**Exercise details**
Give again, word for word, the lines below that run from the line with "Emit a web page" through the line with "[5.5, 5.5, 13.5]];". Drop the pictures.

========================

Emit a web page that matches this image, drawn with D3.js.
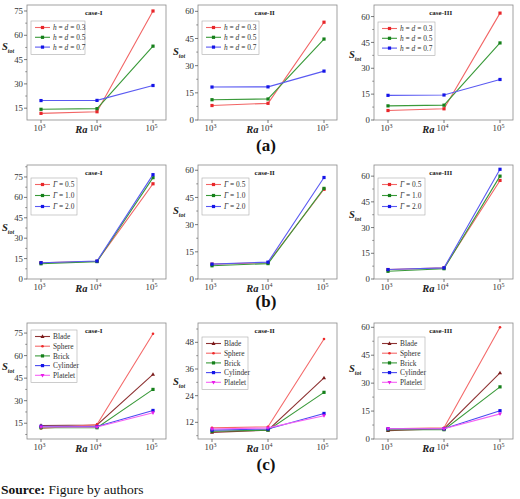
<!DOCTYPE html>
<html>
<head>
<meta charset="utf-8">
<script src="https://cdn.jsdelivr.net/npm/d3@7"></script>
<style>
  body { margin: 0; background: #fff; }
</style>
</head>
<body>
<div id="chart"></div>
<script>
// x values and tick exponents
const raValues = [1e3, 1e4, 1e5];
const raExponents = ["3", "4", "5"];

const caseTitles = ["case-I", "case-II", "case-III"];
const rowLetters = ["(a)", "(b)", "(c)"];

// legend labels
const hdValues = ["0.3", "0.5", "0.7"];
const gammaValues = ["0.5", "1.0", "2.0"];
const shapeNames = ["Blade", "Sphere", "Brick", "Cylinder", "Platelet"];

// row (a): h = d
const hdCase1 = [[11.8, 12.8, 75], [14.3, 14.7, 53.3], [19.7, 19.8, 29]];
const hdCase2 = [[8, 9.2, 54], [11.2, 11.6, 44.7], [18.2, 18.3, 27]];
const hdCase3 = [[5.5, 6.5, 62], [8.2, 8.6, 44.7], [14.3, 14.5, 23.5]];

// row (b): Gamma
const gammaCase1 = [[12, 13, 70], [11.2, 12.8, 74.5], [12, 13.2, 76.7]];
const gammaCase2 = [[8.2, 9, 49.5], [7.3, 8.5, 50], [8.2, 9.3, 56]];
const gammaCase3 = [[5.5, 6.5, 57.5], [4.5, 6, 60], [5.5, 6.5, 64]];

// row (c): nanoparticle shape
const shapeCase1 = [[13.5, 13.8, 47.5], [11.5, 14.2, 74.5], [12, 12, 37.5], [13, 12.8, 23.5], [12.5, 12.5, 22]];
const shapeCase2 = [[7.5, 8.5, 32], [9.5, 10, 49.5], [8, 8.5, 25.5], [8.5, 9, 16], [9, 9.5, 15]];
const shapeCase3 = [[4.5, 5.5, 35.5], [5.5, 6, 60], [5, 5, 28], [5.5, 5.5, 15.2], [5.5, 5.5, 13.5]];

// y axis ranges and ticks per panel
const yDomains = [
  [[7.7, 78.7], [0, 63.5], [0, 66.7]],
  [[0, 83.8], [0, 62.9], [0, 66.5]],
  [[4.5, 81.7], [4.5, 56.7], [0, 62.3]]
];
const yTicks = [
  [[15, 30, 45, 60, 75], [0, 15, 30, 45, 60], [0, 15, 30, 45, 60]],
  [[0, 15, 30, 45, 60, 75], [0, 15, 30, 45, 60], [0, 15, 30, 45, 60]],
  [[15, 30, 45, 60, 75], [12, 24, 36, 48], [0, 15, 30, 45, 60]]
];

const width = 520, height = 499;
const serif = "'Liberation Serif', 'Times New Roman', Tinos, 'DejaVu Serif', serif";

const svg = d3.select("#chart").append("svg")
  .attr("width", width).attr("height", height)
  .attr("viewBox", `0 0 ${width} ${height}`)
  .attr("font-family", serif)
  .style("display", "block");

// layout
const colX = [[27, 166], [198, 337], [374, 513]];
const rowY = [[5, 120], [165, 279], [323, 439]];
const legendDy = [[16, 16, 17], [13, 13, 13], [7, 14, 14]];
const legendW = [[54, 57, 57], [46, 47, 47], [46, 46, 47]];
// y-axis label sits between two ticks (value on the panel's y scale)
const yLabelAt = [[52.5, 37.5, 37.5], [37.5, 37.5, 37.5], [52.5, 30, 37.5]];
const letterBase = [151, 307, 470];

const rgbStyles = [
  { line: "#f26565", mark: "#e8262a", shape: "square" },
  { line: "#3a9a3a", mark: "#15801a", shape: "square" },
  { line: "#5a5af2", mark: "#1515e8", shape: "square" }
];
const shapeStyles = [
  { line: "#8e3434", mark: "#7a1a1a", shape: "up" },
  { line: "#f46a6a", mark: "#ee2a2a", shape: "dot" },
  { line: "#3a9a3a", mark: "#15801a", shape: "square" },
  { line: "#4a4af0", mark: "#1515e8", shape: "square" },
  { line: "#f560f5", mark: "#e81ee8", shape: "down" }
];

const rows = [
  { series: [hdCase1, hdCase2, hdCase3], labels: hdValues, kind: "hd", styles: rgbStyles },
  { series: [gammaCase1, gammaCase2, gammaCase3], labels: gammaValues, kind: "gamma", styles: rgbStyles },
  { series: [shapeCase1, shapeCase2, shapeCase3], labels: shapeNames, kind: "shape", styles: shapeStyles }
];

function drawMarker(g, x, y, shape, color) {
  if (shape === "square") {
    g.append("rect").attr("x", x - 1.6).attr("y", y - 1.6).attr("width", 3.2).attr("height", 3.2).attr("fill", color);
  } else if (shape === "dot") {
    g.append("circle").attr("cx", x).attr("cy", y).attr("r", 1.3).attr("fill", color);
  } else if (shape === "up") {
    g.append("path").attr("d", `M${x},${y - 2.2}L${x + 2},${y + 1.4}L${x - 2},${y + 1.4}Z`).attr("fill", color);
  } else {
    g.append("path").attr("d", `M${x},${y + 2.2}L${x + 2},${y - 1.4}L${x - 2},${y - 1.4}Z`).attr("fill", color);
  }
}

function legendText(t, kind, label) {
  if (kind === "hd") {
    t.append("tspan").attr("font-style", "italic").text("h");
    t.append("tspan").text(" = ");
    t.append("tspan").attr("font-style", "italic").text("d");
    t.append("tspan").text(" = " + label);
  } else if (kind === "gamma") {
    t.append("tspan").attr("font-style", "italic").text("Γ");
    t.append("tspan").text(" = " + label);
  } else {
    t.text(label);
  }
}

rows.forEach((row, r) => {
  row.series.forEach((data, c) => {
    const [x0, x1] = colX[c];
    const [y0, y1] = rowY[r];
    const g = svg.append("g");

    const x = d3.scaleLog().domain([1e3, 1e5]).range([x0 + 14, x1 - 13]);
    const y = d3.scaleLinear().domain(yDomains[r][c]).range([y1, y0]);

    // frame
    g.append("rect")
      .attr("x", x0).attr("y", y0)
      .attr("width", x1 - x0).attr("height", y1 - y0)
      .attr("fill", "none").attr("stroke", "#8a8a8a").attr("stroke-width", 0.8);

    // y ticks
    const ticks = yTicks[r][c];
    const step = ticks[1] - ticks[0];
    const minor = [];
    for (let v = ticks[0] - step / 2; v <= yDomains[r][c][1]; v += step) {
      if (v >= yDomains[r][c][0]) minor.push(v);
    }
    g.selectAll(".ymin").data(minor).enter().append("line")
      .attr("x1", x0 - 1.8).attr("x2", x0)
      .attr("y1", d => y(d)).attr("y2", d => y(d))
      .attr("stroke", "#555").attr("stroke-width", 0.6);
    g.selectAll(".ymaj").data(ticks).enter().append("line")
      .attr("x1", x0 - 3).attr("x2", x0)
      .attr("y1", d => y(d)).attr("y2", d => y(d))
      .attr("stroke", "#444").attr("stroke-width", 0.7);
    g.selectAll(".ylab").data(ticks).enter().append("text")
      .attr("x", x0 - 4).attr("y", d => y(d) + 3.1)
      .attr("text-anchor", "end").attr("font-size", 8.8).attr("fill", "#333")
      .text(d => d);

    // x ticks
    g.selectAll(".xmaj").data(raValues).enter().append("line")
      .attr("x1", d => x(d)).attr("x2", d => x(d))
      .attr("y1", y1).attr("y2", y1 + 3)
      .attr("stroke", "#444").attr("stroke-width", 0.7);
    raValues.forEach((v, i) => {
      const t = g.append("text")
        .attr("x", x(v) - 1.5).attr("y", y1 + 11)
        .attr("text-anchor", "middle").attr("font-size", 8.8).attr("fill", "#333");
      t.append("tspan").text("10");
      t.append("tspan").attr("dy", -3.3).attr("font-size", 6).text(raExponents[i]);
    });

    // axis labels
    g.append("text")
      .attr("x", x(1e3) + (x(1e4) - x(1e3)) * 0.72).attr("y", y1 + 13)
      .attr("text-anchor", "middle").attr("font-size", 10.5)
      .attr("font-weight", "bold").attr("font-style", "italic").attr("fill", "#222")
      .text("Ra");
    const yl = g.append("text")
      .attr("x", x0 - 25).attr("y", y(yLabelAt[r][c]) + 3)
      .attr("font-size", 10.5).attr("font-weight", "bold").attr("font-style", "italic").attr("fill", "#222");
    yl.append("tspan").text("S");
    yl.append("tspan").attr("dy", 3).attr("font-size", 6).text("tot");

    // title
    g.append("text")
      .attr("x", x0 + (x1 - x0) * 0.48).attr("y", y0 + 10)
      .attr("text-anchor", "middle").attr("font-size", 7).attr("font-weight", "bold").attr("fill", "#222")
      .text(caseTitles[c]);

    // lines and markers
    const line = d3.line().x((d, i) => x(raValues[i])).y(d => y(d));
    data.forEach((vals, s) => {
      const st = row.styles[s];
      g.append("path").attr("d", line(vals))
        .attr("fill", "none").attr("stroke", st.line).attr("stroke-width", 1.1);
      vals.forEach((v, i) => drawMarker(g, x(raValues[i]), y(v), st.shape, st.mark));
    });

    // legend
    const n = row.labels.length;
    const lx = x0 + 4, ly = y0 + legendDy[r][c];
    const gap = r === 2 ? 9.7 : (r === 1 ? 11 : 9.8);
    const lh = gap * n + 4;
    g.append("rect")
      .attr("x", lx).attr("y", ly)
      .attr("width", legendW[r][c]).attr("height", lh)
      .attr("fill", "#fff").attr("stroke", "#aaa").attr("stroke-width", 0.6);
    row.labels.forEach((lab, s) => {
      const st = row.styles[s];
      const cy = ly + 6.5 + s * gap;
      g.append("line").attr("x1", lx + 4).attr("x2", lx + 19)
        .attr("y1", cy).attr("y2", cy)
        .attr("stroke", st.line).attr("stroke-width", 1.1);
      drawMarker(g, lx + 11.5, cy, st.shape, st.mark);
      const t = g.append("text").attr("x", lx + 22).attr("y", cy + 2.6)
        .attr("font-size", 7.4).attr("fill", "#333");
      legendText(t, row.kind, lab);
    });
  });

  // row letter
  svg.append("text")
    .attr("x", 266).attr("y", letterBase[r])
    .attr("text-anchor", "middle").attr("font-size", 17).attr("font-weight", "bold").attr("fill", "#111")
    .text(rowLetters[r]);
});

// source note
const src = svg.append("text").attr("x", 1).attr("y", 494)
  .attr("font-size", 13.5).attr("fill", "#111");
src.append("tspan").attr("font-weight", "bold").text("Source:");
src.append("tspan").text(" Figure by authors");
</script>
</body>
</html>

========================

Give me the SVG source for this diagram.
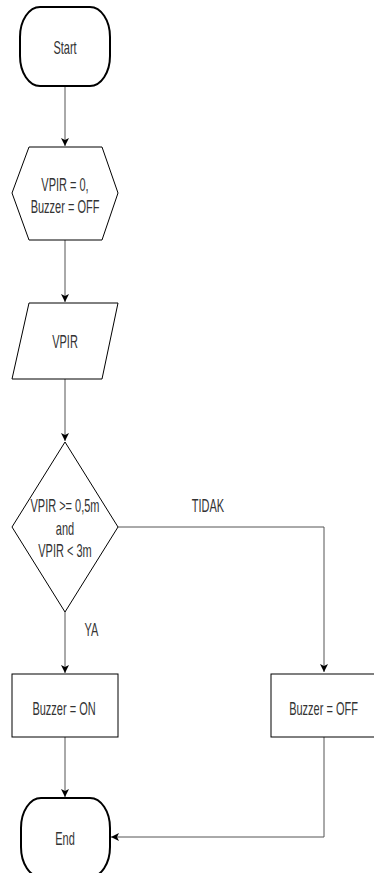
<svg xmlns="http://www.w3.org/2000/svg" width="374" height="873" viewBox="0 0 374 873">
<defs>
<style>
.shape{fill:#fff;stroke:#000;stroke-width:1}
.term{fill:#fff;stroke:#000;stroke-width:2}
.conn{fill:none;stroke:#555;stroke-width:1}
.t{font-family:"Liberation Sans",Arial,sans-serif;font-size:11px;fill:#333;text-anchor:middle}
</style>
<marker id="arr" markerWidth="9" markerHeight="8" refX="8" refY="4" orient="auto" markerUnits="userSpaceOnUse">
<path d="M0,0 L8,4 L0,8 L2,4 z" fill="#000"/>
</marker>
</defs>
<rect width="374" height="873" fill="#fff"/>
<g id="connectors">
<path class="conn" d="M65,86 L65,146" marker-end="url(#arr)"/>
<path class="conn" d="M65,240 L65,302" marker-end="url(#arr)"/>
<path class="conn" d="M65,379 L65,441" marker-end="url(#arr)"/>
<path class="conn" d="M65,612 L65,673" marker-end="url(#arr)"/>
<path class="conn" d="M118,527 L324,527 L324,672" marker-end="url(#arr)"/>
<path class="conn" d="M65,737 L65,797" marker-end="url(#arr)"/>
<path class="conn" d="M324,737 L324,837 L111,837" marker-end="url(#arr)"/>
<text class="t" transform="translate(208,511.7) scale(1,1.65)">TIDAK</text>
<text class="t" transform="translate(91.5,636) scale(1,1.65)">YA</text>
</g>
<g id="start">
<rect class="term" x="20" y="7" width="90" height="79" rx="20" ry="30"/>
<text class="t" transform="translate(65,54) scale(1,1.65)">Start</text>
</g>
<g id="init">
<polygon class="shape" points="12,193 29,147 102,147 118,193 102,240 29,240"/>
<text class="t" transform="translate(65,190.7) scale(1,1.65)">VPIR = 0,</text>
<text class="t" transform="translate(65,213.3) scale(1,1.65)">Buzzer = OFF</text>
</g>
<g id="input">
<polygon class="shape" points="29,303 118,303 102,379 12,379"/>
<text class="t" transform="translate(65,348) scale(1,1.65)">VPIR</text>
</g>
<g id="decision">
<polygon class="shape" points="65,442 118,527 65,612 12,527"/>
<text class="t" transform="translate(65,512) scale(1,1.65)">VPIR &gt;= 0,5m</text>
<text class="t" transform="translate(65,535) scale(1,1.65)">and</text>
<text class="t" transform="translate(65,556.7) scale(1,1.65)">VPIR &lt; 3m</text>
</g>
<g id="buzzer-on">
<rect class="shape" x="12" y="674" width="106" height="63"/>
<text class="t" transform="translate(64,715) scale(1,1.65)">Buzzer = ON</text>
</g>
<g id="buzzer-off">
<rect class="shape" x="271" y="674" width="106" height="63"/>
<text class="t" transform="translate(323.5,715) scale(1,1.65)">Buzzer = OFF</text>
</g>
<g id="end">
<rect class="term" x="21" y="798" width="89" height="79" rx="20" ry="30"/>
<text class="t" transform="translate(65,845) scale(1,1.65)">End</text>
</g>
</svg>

========================

**Task output**
Emit a web page that matches this image, drawn with D3.js.
<!DOCTYPE html>
<html>
<head>
<meta charset="utf-8">
<script src="https://cdn.jsdelivr.net/npm/d3@7"></script>
<style>
  body { margin: 0; background: #fff; }
</style>
</head>
<body>
<div id="chart"></div>
<script>
// x values and tick exponents
const raValues = [1e3, 1e4, 1e5];
const raExponents = ["3", "4", "5"];

const caseTitles = ["case-I", "case-II", "case-III"];
const rowLetters = ["(a)", "(b)", "(c)"];

// legend labels
const hdValues = ["0.3", "0.5", "0.7"];
const gammaValues = ["0.5", "1.0", "2.0"];
const shapeNames = ["Blade", "Sphere", "Brick", "Cylinder", "Platelet"];

// row (a): h = d
const hdCase1 = [[11.8, 12.8, 75], [14.3, 14.7, 53.3], [19.7, 19.8, 29]];
const hdCase2 = [[8, 9.2, 54], [11.2, 11.6, 44.7], [18.2, 18.3, 27]];
const hdCase3 = [[5.5, 6.5, 62], [8.2, 8.6, 44.7], [14.3, 14.5, 23.5]];

// row (b): Gamma
const gammaCase1 = [[12, 13, 70], [11.2, 12.8, 74.5], [12, 13.2, 76.7]];
const gammaCase2 = [[8.2, 9, 49.5], [7.3, 8.5, 50], [8.2, 9.3, 56]];
const gammaCase3 = [[5.5, 6.5, 57.5], [4.5, 6, 60], [5.5, 6.5, 64]];

// row (c): nanoparticle shape
const shapeCase1 = [[13.5, 13.8, 47.5], [11.5, 14.2, 74.5], [12, 12, 37.5], [13, 12.8, 23.5], [12.5, 12.5, 22]];
const shapeCase2 = [[7.5, 8.5, 32], [9.5, 10, 49.5], [8, 8.5, 25.5], [8.5, 9, 16], [9, 9.5, 15]];
const shapeCase3 = [[4.5, 5.5, 35.5], [5.5, 6, 60], [5, 5, 28], [5.5, 5.5, 15.2], [5.5, 5.5, 13.5]];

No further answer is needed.